As cities learn more about smart technology and the promise it holds for better management of their urban centers, the issue of funding raises concerns about the viability of implementation. How will they pay for the huge investment to support smart city initiatives? Likely, the cost to implement city-wide, smart technology far outweighs the available municipal dollars in the operating budget. In fact, funding is the most significant hurdle to face when deploying smart city projects according to Black & Veatch’s 2017 Smart City/Smart Utility Report, whose survey data indicate that only 16% of municipalities can self-fund a smart city initiative.

Many cities therefore, are looking for creative financing to help fund their efforts. One of the more popular ways being considered is the use of public-private partnerships (PPPs). Public-private partnerships have been around for a long while – as early as the 1400’s in Europe, and presumably came to America along with European settlers. Despite the partnership’s longevity, its renewed popularity as a current funding possibility is gaining speed. Black and Veatch agree. Overwhelmingly, they cite PPPs as the most effective financing model for smart city initiatives by both government entities and smart service providers alike (74.5%). The second and third most effective financing models for smart city initiatives are government grants/subsidies (51.9%) and tax incentives (41.7%), respectively.

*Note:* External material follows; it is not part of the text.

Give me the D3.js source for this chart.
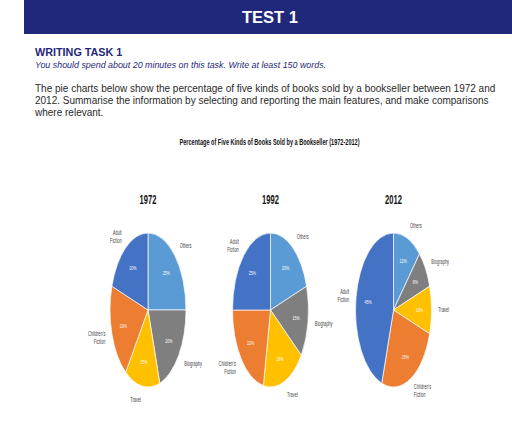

There are three basic funding models for the Smart City expansion within the public-private partnership structure according to IHS Markit Research.

“Smart City projects are typically deployed via partnerships between the public and private sectors. The main business models include build-operate-transfer (BOT), build-operate-comply (BOC) and municipal-owned-deployment (MOD).

The most common model is BOT, where city planners work closely with an external private partner that, in turn, develops the services and deploys the necessary infrastructure. The third party is also responsible for the operation and continued management of the infrastructure, until such time when it is transferred back to the city.

The BOC and MOD models, in comparison, assign varying levels of responsibility in the building, operation or maintenance of smart city projects for the public and private sectors that are involved in those works.”

Cities like Columbus, OH, home of , and the Columbus Partnership, are actively engaged in seeking out PPPs as part of their Smart City buildout. Other cities are following their lead. The exact definition of a PPP today is however, up for debate and highly individualized. There are many unclear issues around financial responsibility, ongoing operations, and ultimately ownership of the asset or service in question.
To help cities navigate the complex world of complex funding challenge of public-private partnerships, the Smart Cities Council has published a detailed Smart Cities Financing Guide, with “Expert analysis of 28 municipal finance tools for city leaders investing in the future”.

Finding and negotiating creative financing approaches will be critical to widespread adoption of smart city practices. Private companies will play a significant financial role in making that happen.